My one cousin is sitting on his RM's advisory board for a pilot project focusing on environmental stewardship. It's an area pocked with sloughs, and he was telling me about the benefits of leaving and/or aggregating the wetland areas in fields: increased biodiversity including pollinators and predatory insects, and less water erosion immediately spring to mind. He and his family also like to have cook-outs near one picturesque slough on their land. But lots of farmers like to drain wetlands and seed them, because driving around them takes more time and they want every bit of their land to yield a crop. My cousin figures this is a bit silly - often, the drained bits are still too wet to seed when the rest of the field is ready, then they get all weedy, and you have to spray more. Despite the benefits of maintaining the wetlands, my cousin estimated that maybe ten to twenty percent of farmers in his area would take up the practice.
Flooding in Yellowgrass in 2011, picture courtesy of CBC Sask. |
The spring of 2011 saw unprecedented torrential rains and flooding in a vast area of southern Saskatchewan. I don't think I'm crazy for suggesting that wetlands could have helped mitigate the damage, but apparently dams, dikes, and disaster assistance are the Saskatchewan answers. Manitobans probably don't think I'm crazy, either.

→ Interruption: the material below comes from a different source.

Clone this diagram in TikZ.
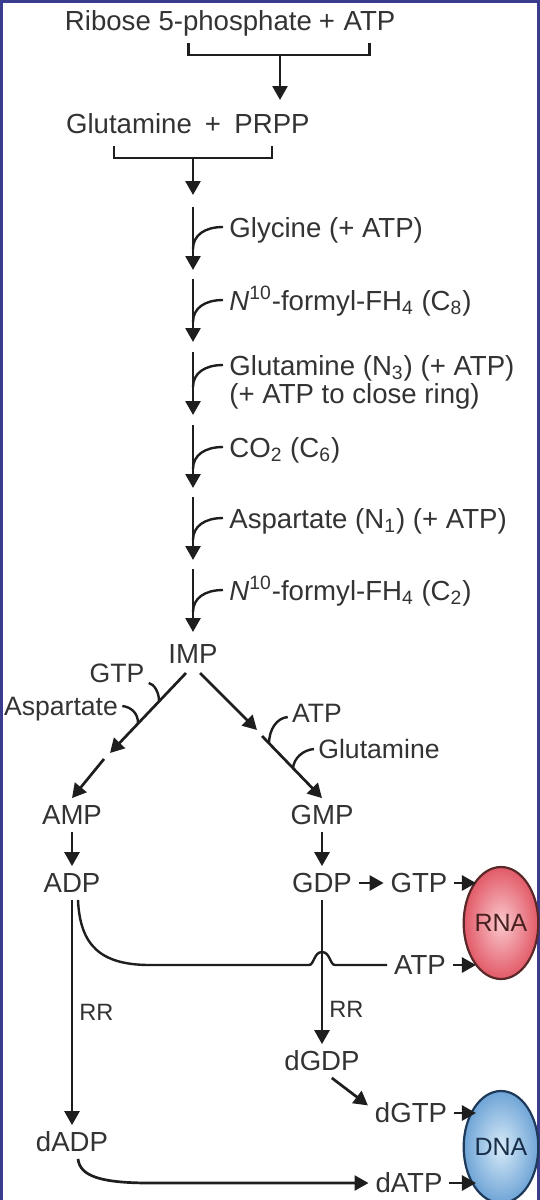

Many of them have connected the dots and realized the importance of wetlands What will it take before Saskatchewan does too?
Turns there's something else that provides the service of water retention and can reduce flood risk. Unfortunately, it also gets in the way of being able to drive a tractor in a straight line for miles. That's right - shelterbelts - which are going to become even more of an endangered species since the federal government cut funding to the PFRA shelterbelt program.